Mantis shrimp's six UV photoreceptors pick up on different colors within the UV spectrum based on filters made from an ingredient other animals depend on as built-in biological sunscreen, according to research reported in the Cell Press journal Current Biology on July 3.
"The mantis shrimp visual system contains six types of photoreceptors functioning completely outside the visual range of humans," says Michael Bok of the University of Maryland Baltimore County.
"Surprisingly, they produce their six UV photoreceptors using only two types of visual pigments by pairing one visual pigment with one of four UV filters.
"The UV filters block certain wavelengths of light from reaching the photoreceptors, chromatically shifting their sensitivity."
The filters are composed of so-called mycosporine-like amino acids (or MAAs), which are commonly found in the skin or exoskeleton of marine organisms, where they absorb damaging UV rays.
They do the same thing in mantis shrimp eyes, but for an entirely novel purpose.
"The effect is akin to putting red-tinted glasses over your eyes that block other wavelengths of light, except this is being done at the photoreceptor cellular level in shrimp," Dr Bok explains.

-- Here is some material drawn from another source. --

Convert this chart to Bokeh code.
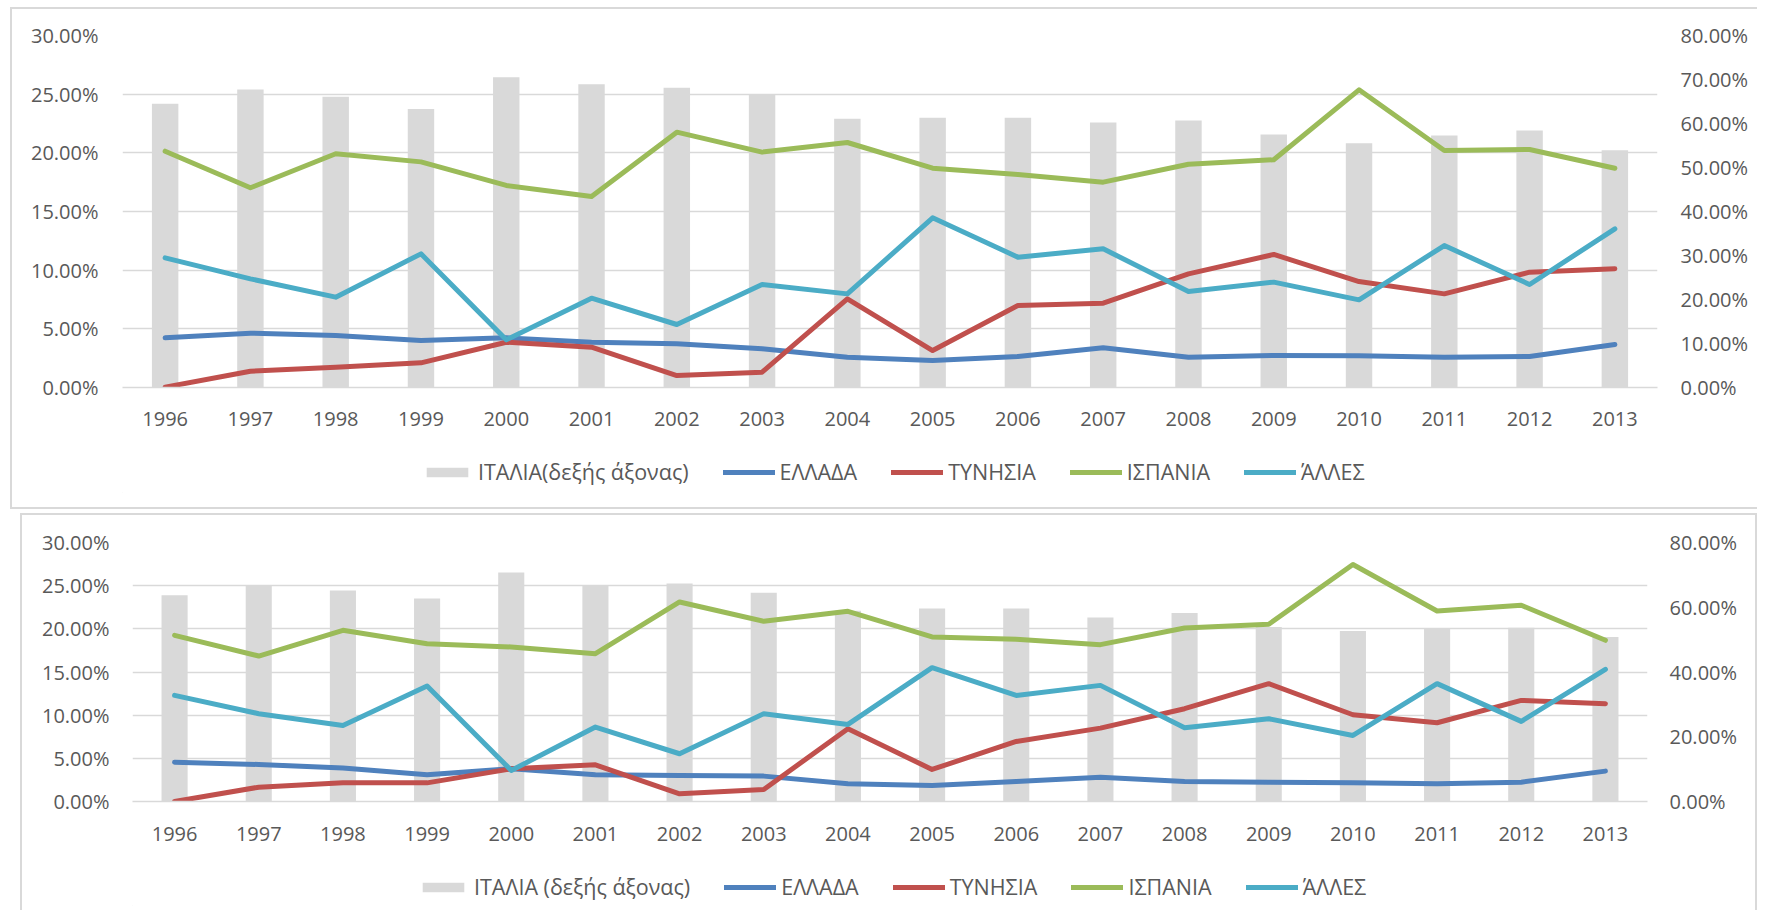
from bokeh.plotting import figure
from bokeh.models import (FactorRange, Range1d, LinearAxis, FixedTicker, NumeralTickFormatter,
                          Legend, LegendItem, ColumnDataSource, Spacer)
from bokeh.layouts import column, row
from bokeh.embed import file_html
from bokeh.resources import INLINE

years = ["1996", "1997", "1998", "1999", "2000", "2001", "2002", "2003", "2004",
         "2005", "2006", "2007", "2008", "2009", "2010", "2011", "2012", "2013"]

# Top chart (percent values)
italy_top = [64.5, 67.7, 66.1, 63.3, 70.5, 68.9, 68.1, 66.6, 61.1, 61.3, 61.3, 60.2, 60.7, 57.5, 55.5, 57.3, 58.4, 53.9]
greece_top = [4.23, 4.63, 4.43, 4.01, 4.23, 3.86, 3.72, 3.30, 2.58, 2.30, 2.64, 3.38, 2.58, 2.73, 2.70, 2.58, 2.64, 3.66]
tunisia_top = [0.03, 1.39, 1.73, 2.10, 3.86, 3.44, 1.02, 1.31, 7.56, 3.15, 6.99, 7.19, 9.68, 11.34, 9.03, 7.98, 9.83, 10.12]
spain_top = [20.14, 17.02, 19.92, 19.23, 17.22, 16.28, 21.76, 20.06, 20.88, 18.69, 18.15, 17.50, 19.03, 19.41, 25.37, 20.20, 20.28, 18.69]
others_top = [11.05, 9.26, 7.70, 11.39, 4.06, 7.61, 5.37, 8.78, 7.98, 14.46, 11.11, 11.82, 8.18, 8.98, 7.47, 12.10, 8.78, 13.52]

# Bottom chart (percent values)
italy_bot = [63.7, 66.8, 65.2, 62.7, 70.7, 66.8, 67.3, 64.5, 58.9, 59.6, 59.6, 56.8, 58.2, 53.9, 52.7, 53.4, 53.7, 50.8]
greece_bot = [4.56, 4.29, 3.87, 3.09, 3.79, 3.09, 3.02, 2.94, 2.05, 1.86, 2.32, 2.82, 2.32, 2.24, 2.16, 2.05, 2.24, 3.52]
tunisia_bot = [0.0, 1.66, 2.16, 2.16, 3.79, 4.25, 0.89, 1.39, 8.43, 3.71, 6.96, 8.50, 10.75, 13.65, 10.05, 9.12, 11.71, 11.33]
spain_bot = [19.25, 16.85, 19.83, 18.28, 17.90, 17.12, 23.11, 20.87, 22.03, 19.06, 18.79, 18.17, 20.10, 20.53, 27.45, 22.07, 22.73, 18.67]
others_bot = [12.29, 10.17, 8.81, 13.38, 3.60, 8.62, 5.53, 10.17, 8.93, 15.50, 12.29, 13.45, 8.55, 9.59, 7.65, 13.65, 9.28, 15.31]

left_ticks = [0.0, 0.05, 0.10, 0.15, 0.20, 0.25, 0.30]
right_ticks_top = [0.0, 0.1, 0.2, 0.3, 0.4, 0.5, 0.6, 0.7, 0.8]
right_ticks_bot = [0.0, 0.2, 0.4, 0.6, 0.8]

labels_top = ["ΙΤΑΛΙΑ(δεξής άξονας)", "ΕΛΛΑΔΑ", "ΤΥΝΗΣΙΑ", "ΙΣΠΑΝΙΑ", "ΆΛΛΕΣ"]
labels_bot = ["ΙΤΑΛΙΑ (δεξής άξονας)", "ΕΛΛΑΔΑ", "ΤΥΝΗΣΙΑ", "ΙΣΠΑΝΙΑ", "ΆΛΛΕΣ"]

BAR = "#D9D9D9"
COLORS = ["#4F81BD", "#C0504D", "#9BBB59", "#4BACC6"]
TXT = "#595959"
FONT = "Open Sans"


def make_chart(italy, series, right_ticks, fw, fh, b_left, b_right, b_top, b_bottom,
               lstand, rstand, xstand):
    src = ColumnDataSource(dict(
        year=years,
        italy=[v / 100 for v in italy],
        s0=[v / 100 for v in series[0]],
        s1=[v / 100 for v in series[1]],
        s2=[v / 100 for v in series[2]],
        s3=[v / 100 for v in series[3]],
    ))
    p = figure(x_range=FactorRange(*years, range_padding=0), y_range=Range1d(0, 0.30),
               frame_width=fw, frame_height=fh, output_backend="svg", toolbar_location=None,
               min_border_left=b_left, min_border_right=b_right, min_border_top=b_top,
               min_border_bottom=b_bottom, background_fill_color=None, border_fill_color=None)
    p.outline_line_color = None
    p.extra_y_ranges = {"right": Range1d(0, 0.80)}

    p.yaxis.ticker = FixedTicker(ticks=left_ticks)
    p.yaxis.formatter = NumeralTickFormatter(format="0.00%")
    raxis = LinearAxis(y_range_name="right", ticker=FixedTicker(ticks=right_ticks),
                       formatter=NumeralTickFormatter(format="0.00%"))
    p.add_layout(raxis, "right")
    for ax, st in [(p.yaxis[0], lstand), (raxis, rstand), (p.xaxis[0], xstand)]:
        ax.major_tick_line_color = None
        ax.minor_tick_line_color = None
        ax.major_tick_out = 0
        ax.major_tick_in = 0
        ax.minor_tick_out = 0
        ax.major_label_text_font = FONT
        ax.major_label_text_font_size = "20px"
        ax.major_label_text_color = TXT
        ax.major_label_standoff = st
    p.yaxis[0].axis_line_color = None
    raxis.axis_line_color = None
    p.xaxis.axis_line_color = BAR
    p.xaxis.axis_line_width = 1.5
    p.xgrid.grid_line_color = None
    p.ygrid.grid_line_color = BAR
    p.ygrid.grid_line_width = 1.5

    p.vbar(x="year", top="italy", width=0.31, source=src, y_range_name="right",
           fill_color=BAR, line_color=None)
    for i, c in enumerate(COLORS):
        p.line(x="year", y=f"s{i}", source=src, line_color=c, line_width=5,
               line_cap="round", line_join="round")
    return p


def make_legend(labels, fw, b_left, b_right, b_top, b_bottom, loc):
    lg = figure(frame_width=fw, frame_height=40, x_range=Range1d(0, 1), y_range=Range1d(0, 1),
                x_axis_location=None, y_axis_location=None, output_backend="svg",
                toolbar_location=None, min_border_left=b_left, min_border_top=b_top,
                min_border_right=b_right, min_border_bottom=b_bottom,
                background_fill_color=None, border_fill_color=None)
    lg.outline_line_color = None
    lg.grid.visible = False
    # legend-only renderers: their points lie outside the visible range
    hidden = ColumnDataSource(dict(x=[-5, -4], y=[-5, -4]))
    rends = [lg.vbar(x="x", top="y", width=0.3, source=hidden, fill_color=BAR, line_color=None)]
    for c in COLORS:
        rends.append(lg.line(x="x", y="y", source=hidden, line_color=c, line_width=5,
                             line_cap="round", line_join="round"))
    legend = Legend(items=[LegendItem(label=l, renderers=[r]) for l, r in zip(labels, rends)],
                    orientation="horizontal", location=loc, glyph_width=52, glyph_height=12,
                    label_standoff=5, spacing=34, padding=0, margin=0, border_line_color=None,
                    background_fill_alpha=0, label_text_font=FONT, label_text_font_size="21.5px",
                    label_text_color=TXT)
    lg.add_layout(legend)
    return lg


p1 = make_chart(italy_top, [greece_top, tunisia_top, spain_top, others_top], right_ticks_top,
                fw=1535, fh=352, b_left=112, b_right=100, b_top=28, b_bottom=60,
                lstand=24, rstand=23, xstand=24)
l1 = make_legend(labels_top, 1535, 112, 100, 5, 17, (299, 6))

p2 = make_chart(italy_bot, [greece_bot, tunisia_bot, spain_bot, others_bot], right_ticks_bot,
                fw=1515, fh=259, b_left=112, b_right=110, b_top=29, b_bottom=60,
                lstand=23, rstand=22, xstand=25)
l2 = make_legend(labels_bot, 1515, 112, 110, 4, 5, (285, 4))

top_block = column(p1, l1, spacing=0,
                   styles={"box-shadow": "inset 2px 0 0 #D9D9D9, inset 0 2px 0 #D9D9D9, inset 0 -2px 0 #D9D9D9"})
bot_block = column(p2, l2, spacing=0,
                   styles={"box-shadow": "inset 2px 0 0 #D9D9D9, inset -2px 0 0 #D9D9D9, inset 0 2px 0 #D9D9D9"})

layout = column(Spacer(height=7),
                row(Spacer(width=10), top_block, spacing=0),
                Spacer(height=4),
                row(Spacer(width=20), bot_block, spacing=0),
                spacing=0)
open("out.html", "w").write(file_html(layout, INLINE))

Exactly why mantis shrimp need such a sophisticated visual system remains mysterious, Dr Bok says. Mantis shrimp use their eyes to navigate and spot predators and prey on the vibrant reef that is their home. Mantis shrimp also have complex social interactions that are likely mediated by distinct visual signals on their bodies.
Their complex eyes, which include 16 or more types of photoreceptors in all, may provide them with a complex color and polarization visual system without a big brain to post-process lots of information. In other words, their eyes may sense and respond to complex visual inputs without the need to think very hard about it, Dr Bok explains.
Despite the new discovery, the researchers say, it's still tough to imagine the reef as mantis shrimp see it. "The way their eyes are built and how visual information is processed in their brains is so fundamentally different [from] humans that is very difficult to conceptualize what the world actually looks like to them," Dr Bok says.